The New York Times reports that women work more hours at the office than men do. There’s a problem with that statistic too, though. Men think they are working at work just like they think they are doing chores at home. Most of work is social. So women are putting their heads down and knocking out their to-do lists while men are running betting pools.
The problem with the data about who works harder at the office is who defines what work is—the same problem is at home, defining housework. At the office, the most important work is socializing. It’s the stuff that comes from emotional intelligence and makes you an office politics star. The real work at work is knowing what people need and helping them get it so they give you what you need.
The gap between men and women working at work starts in school. Girls work so much harder at getting good grades than boys do that it’s easier to get into college if you’re a boy. And girls work so much harder at doing what they are told to do in college that more girls graduate than boys. The problem is that the work world doesn’t revolve around your grades. The work world relies on the same skills boys have been developing the whole time they have been getting sent to the principal’s office.
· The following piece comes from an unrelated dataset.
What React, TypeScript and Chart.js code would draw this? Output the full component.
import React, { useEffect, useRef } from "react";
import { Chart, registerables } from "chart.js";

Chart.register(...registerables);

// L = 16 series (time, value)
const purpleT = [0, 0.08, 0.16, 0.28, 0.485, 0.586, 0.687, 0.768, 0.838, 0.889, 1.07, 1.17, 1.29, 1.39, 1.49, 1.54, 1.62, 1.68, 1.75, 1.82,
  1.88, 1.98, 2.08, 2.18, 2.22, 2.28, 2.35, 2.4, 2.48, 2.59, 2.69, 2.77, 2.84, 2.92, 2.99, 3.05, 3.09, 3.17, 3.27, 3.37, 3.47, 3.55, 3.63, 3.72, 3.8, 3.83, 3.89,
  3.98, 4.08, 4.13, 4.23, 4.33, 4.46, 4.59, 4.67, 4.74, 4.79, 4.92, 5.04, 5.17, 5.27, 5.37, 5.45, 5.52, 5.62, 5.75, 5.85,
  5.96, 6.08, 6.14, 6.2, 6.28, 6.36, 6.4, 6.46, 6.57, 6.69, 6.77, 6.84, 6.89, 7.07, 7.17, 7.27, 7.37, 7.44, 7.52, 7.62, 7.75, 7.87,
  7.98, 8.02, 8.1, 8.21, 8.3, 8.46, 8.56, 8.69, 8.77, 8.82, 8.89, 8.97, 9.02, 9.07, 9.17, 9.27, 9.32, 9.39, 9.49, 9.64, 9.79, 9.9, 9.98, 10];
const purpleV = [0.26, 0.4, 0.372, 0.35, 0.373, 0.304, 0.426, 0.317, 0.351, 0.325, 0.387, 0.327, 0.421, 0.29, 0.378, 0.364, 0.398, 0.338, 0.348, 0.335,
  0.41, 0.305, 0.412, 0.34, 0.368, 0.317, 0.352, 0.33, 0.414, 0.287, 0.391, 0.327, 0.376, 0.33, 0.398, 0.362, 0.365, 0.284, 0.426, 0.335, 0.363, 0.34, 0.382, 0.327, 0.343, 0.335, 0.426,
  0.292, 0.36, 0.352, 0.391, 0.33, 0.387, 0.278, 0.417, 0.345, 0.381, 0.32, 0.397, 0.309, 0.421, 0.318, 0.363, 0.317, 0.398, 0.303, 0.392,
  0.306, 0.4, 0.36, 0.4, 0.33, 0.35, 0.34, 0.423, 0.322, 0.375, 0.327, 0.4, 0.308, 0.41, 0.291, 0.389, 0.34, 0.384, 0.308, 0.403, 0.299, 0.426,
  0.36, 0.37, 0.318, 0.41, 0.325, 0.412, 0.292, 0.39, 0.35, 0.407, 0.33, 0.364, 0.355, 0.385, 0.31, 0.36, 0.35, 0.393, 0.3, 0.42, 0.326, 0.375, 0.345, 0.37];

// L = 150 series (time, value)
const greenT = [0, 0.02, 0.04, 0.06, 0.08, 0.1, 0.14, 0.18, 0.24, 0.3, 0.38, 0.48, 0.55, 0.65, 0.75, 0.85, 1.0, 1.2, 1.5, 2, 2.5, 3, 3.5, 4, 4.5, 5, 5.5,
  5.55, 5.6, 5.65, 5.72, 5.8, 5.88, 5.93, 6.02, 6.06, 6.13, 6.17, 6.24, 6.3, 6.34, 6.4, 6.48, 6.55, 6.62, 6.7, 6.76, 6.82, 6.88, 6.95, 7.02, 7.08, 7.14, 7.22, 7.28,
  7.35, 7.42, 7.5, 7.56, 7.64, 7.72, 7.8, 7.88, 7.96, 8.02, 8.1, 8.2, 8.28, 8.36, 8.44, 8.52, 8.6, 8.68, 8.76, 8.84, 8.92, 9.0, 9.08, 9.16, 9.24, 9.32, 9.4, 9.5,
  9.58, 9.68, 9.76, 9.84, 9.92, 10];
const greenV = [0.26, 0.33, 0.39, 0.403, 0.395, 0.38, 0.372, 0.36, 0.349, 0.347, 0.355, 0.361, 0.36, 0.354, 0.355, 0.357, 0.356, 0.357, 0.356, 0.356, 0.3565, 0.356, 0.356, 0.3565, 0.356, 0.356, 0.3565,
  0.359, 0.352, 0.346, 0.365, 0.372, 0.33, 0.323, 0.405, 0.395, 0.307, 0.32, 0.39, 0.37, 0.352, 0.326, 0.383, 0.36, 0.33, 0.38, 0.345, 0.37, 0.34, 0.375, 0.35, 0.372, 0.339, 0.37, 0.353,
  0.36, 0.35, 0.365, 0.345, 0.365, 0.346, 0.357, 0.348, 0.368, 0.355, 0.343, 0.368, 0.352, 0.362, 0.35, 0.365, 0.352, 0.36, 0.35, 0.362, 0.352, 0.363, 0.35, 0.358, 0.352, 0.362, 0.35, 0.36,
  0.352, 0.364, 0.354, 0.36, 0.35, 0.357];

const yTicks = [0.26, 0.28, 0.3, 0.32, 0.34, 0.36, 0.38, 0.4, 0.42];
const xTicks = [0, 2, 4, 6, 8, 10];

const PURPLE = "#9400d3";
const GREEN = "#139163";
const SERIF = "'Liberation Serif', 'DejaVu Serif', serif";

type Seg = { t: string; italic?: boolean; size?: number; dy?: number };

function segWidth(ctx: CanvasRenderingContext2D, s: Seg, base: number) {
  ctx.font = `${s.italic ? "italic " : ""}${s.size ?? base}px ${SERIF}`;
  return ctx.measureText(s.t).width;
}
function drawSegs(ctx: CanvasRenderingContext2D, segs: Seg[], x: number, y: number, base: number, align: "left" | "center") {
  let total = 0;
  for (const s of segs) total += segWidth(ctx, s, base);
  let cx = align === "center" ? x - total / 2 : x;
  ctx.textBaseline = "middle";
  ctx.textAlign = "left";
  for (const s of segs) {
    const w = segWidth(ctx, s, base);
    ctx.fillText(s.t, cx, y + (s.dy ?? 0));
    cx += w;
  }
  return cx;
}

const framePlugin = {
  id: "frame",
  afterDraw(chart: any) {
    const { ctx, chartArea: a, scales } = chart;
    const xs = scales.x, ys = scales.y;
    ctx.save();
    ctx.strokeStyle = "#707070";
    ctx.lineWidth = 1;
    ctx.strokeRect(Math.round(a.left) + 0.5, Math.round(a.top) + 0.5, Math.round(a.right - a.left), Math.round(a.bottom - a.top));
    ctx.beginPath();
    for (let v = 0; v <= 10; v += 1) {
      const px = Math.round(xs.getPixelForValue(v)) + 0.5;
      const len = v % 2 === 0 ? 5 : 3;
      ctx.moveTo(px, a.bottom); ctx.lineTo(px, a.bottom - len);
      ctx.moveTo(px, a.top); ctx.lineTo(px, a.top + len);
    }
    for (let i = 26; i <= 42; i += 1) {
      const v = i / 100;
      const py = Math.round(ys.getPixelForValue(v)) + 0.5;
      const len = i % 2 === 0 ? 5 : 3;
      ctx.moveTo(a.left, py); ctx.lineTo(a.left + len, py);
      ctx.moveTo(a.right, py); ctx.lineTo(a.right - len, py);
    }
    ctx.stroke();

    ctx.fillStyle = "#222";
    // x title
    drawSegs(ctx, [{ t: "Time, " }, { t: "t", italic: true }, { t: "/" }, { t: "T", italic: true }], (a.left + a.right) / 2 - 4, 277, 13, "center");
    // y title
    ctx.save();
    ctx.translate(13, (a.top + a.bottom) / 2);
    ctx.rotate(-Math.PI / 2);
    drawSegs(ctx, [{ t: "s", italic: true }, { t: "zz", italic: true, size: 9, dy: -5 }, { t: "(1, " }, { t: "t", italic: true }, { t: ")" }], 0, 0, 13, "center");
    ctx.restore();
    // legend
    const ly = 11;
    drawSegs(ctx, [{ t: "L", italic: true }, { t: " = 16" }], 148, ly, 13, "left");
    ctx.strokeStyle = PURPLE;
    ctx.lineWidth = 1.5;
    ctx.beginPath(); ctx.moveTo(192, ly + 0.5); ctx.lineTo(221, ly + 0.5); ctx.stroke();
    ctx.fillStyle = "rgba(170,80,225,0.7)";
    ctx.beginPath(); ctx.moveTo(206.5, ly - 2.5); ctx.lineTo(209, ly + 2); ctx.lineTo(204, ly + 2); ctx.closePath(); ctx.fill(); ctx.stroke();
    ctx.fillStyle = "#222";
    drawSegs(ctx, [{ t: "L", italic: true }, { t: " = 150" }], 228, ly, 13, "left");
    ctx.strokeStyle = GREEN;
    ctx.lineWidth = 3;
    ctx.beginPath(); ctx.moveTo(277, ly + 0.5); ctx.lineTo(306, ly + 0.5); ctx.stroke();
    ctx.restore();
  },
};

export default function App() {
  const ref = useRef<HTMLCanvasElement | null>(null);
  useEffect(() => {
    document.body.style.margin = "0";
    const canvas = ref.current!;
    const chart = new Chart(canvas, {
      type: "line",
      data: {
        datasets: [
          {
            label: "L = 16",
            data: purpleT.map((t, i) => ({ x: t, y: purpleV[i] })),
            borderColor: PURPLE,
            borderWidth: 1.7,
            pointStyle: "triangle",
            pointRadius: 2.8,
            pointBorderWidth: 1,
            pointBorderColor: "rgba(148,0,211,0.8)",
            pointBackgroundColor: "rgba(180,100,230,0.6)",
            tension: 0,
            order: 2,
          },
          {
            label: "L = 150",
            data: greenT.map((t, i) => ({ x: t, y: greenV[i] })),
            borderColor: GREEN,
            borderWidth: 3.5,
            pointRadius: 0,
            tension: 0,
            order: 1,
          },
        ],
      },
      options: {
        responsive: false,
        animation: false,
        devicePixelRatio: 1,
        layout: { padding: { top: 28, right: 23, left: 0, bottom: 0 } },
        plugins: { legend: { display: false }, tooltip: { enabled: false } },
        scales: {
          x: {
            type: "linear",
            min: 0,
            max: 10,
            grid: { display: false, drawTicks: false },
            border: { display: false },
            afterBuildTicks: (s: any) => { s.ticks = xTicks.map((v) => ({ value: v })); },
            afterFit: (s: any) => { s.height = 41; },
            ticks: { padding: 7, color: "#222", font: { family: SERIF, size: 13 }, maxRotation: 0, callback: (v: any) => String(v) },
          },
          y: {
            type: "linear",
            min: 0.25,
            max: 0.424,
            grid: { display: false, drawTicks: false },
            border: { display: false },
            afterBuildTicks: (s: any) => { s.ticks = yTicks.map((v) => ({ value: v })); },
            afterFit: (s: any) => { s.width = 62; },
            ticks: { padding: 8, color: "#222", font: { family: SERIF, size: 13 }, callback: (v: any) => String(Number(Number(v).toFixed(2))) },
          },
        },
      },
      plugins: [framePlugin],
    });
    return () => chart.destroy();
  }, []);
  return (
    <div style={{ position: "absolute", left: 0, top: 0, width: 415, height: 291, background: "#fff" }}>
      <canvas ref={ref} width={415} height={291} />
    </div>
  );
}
So what do we do with this information?
1. Stop treating men and women the same. There’s a great letter in the Princeton alumni magazine to women in Princeton: get married in college, which is where the pickings are better. I like the letter because it’s a warning to the next generation: don’t be mislead by older people telling you that men and women can do the same work: at home, in the office, or in school. In each stage of life, men and women care about different things. [Note: Princeton removed the link from their site. But there is conversation all over the Internet about it anyway. Here’s a discussion at NPR.]
2. Understand the different stages of life. For women, when they turn 30, it’s time to have kids if they want them. Men can start a new career when they’re 30. Women can’t. You can’t start two new careers at once, and having a kid is starting a new career for women. Not men.
3. Accept that this is a problem inherent in school. School teaches that linear progression is important. And that high achievement through ranking and competition is important. Using your intelligence to gain influence and or money is important. None of these things happen when you scale back your career to have kids. None of these things happen when your husband thinks the bathroom is clean and you don’t. School teaches girls that the things women value and the choices women make are largely not valuable. At least not as valuable as ranking and influence and money and achievement.
The real gap here is between the values we teach kids in school and the values we reward in the work world. We really do value what we choose to spend time doing. Women make choices that are not a linear progression from what we learn in school. Which means that at age 30, there is a crisis: women have been high performers their whole lives and they realise, often, that they don’t care enough about that contest to keep winning at it.
The real workplace revolution is not happening at work. Women today reject our chronically unbending and incredibly demanding corporate culture. Most women don’t want to get past the glass ceiling.
Which means that the real revolution begins in school, where we have to start teaching kids that there is a wide range of paths in adult life, and many of them have nothing to do with book knowledge and high IQ. Until we start doing this, women will always feel regret and disappointment when they stop being high achievers in order to make decisions more consistent with their values.